--- START Exercise inputs ---

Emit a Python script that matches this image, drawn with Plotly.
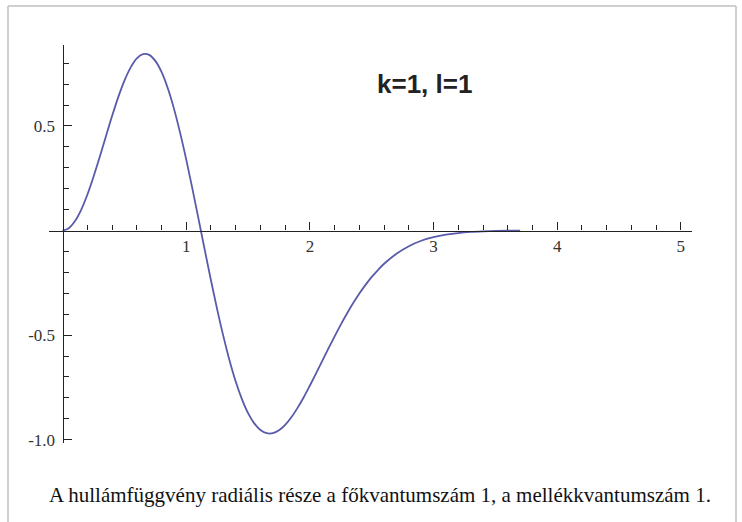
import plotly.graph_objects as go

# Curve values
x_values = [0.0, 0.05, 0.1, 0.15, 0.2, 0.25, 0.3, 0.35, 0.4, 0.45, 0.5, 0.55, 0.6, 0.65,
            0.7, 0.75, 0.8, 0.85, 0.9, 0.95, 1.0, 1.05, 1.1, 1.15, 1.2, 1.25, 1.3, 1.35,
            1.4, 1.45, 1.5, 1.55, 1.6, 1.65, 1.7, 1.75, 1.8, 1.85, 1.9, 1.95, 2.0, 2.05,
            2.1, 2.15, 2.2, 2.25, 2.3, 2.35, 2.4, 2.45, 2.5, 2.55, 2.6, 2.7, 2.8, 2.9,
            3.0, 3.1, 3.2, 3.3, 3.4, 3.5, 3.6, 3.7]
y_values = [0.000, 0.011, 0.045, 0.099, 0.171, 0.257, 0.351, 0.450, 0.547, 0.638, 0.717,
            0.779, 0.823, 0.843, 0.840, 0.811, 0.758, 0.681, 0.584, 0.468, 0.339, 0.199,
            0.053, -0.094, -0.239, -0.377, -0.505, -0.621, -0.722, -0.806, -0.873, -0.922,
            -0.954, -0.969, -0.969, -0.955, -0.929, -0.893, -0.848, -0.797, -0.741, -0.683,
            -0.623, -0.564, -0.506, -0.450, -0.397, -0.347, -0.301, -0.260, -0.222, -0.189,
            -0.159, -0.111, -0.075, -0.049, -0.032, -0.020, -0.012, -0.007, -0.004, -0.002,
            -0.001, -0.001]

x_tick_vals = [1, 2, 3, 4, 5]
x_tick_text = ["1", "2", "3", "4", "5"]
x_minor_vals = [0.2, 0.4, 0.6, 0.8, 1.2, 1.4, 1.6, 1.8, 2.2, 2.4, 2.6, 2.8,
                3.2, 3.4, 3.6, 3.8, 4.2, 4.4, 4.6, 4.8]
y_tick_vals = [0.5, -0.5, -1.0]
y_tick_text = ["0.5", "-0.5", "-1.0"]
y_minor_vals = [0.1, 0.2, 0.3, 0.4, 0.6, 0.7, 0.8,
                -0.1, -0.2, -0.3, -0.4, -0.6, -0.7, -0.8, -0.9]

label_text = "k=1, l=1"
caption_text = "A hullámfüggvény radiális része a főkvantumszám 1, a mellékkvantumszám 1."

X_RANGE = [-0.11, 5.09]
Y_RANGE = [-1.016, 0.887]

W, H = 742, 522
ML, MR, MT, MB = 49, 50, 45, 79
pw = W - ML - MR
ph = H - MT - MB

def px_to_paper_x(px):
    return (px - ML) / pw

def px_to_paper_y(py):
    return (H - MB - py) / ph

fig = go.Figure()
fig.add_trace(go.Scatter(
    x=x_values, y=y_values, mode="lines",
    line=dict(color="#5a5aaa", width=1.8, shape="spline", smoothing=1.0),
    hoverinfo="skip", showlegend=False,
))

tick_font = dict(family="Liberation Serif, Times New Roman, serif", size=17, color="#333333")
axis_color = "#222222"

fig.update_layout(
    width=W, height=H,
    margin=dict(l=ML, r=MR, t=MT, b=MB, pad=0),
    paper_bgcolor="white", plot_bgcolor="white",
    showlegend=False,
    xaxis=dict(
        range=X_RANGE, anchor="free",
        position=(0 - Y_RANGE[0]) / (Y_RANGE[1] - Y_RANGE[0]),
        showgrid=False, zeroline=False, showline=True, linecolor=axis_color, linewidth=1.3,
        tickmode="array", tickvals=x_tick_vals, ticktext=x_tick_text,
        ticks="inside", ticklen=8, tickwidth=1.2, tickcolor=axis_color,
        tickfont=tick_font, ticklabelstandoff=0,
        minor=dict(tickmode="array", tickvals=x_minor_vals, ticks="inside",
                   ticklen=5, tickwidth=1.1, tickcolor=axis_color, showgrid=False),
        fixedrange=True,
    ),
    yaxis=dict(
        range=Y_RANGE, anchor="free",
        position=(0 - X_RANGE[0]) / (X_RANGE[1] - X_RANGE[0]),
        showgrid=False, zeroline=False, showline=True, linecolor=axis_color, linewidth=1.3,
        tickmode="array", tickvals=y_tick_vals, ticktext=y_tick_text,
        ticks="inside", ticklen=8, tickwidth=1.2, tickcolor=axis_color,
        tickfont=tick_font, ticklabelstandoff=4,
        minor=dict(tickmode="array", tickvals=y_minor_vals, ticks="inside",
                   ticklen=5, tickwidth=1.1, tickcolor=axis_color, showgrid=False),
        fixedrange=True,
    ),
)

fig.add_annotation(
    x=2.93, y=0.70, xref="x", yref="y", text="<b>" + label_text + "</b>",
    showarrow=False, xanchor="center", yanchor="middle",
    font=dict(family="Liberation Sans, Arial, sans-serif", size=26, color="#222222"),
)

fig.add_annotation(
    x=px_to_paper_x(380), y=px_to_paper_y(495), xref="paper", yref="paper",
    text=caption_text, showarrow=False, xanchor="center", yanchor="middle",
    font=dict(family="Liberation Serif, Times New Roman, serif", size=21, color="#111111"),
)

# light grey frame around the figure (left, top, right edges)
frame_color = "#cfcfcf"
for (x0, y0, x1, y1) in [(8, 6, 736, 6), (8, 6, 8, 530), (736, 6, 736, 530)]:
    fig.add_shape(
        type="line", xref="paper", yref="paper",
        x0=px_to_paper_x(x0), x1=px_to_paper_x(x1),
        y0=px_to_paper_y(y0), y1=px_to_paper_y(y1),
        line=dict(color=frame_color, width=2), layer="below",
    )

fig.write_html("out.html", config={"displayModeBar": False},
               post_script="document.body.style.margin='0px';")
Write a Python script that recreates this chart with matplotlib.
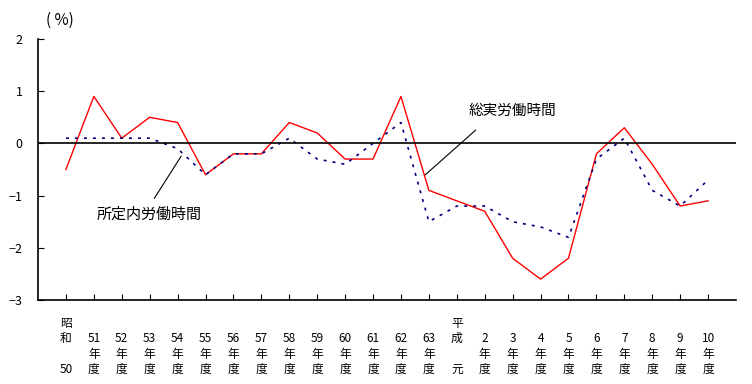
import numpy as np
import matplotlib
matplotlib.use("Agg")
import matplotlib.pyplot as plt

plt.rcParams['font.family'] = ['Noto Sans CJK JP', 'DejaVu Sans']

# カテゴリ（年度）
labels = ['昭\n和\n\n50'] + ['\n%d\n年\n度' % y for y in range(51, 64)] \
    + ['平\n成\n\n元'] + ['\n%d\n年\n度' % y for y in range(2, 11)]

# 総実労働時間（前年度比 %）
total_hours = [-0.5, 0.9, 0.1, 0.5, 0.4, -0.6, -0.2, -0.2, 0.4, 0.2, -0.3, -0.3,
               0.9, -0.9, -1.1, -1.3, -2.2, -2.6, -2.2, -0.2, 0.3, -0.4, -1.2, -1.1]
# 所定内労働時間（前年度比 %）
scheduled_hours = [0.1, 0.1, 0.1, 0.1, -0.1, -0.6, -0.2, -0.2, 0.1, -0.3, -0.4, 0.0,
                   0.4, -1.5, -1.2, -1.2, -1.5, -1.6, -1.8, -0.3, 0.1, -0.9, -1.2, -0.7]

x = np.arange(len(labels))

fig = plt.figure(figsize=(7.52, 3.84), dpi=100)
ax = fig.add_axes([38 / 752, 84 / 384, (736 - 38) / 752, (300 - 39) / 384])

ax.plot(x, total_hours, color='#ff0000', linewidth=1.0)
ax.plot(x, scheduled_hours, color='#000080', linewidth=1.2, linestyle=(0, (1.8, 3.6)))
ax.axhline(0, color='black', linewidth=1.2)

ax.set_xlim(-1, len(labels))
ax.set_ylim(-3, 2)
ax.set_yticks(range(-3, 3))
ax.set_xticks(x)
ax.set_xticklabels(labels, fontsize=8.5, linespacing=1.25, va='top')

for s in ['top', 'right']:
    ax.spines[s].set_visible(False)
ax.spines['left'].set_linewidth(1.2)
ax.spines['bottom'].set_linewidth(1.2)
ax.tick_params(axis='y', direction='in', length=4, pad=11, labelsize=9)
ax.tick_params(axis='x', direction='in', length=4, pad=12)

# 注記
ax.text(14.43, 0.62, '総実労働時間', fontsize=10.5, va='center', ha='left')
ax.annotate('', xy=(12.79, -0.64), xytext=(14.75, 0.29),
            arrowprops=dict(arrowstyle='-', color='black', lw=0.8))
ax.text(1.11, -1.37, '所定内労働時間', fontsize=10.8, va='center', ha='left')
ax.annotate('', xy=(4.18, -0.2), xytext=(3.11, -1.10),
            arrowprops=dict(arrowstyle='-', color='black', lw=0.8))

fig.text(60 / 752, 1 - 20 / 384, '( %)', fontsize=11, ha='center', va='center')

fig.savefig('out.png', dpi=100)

--- END Exercise inputs ---

Exercise description → Copy exactly the lines from the first line of the records above through the line with "-0.1, -0.2, -0.3, -0.4, -0.6, -0.7, -0.8, -0.9]", both included, and nothing else. Pictures stay out.

Final result →
Emit a Python script that matches this image, drawn with Plotly.
import plotly.graph_objects as go

# Curve values
x_values = [0.0, 0.05, 0.1, 0.15, 0.2, 0.25, 0.3, 0.35, 0.4, 0.45, 0.5, 0.55, 0.6, 0.65,
            0.7, 0.75, 0.8, 0.85, 0.9, 0.95, 1.0, 1.05, 1.1, 1.15, 1.2, 1.25, 1.3, 1.35,
            1.4, 1.45, 1.5, 1.55, 1.6, 1.65, 1.7, 1.75, 1.8, 1.85, 1.9, 1.95, 2.0, 2.05,
            2.1, 2.15, 2.2, 2.25, 2.3, 2.35, 2.4, 2.45, 2.5, 2.55, 2.6, 2.7, 2.8, 2.9,
            3.0, 3.1, 3.2, 3.3, 3.4, 3.5, 3.6, 3.7]
y_values = [0.000, 0.011, 0.045, 0.099, 0.171, 0.257, 0.351, 0.450, 0.547, 0.638, 0.717,
            0.779, 0.823, 0.843, 0.840, 0.811, 0.758, 0.681, 0.584, 0.468, 0.339, 0.199,
            0.053, -0.094, -0.239, -0.377, -0.505, -0.621, -0.722, -0.806, -0.873, -0.922,
            -0.954, -0.969, -0.969, -0.955, -0.929, -0.893, -0.848, -0.797, -0.741, -0.683,
            -0.623, -0.564, -0.506, -0.450, -0.397, -0.347, -0.301, -0.260, -0.222, -0.189,
            -0.159, -0.111, -0.075, -0.049, -0.032, -0.020, -0.012, -0.007, -0.004, -0.002,
            -0.001, -0.001]

x_tick_vals = [1, 2, 3, 4, 5]
x_tick_text = ["1", "2", "3", "4", "5"]
x_minor_vals = [0.2, 0.4, 0.6, 0.8, 1.2, 1.4, 1.6, 1.8, 2.2, 2.4, 2.6, 2.8,
                3.2, 3.4, 3.6, 3.8, 4.2, 4.4, 4.6, 4.8]
y_tick_vals = [0.5, -0.5, -1.0]
y_tick_text = ["0.5", "-0.5", "-1.0"]
y_minor_vals = [0.1, 0.2, 0.3, 0.4, 0.6, 0.7, 0.8,
                -0.1, -0.2, -0.3, -0.4, -0.6, -0.7, -0.8, -0.9]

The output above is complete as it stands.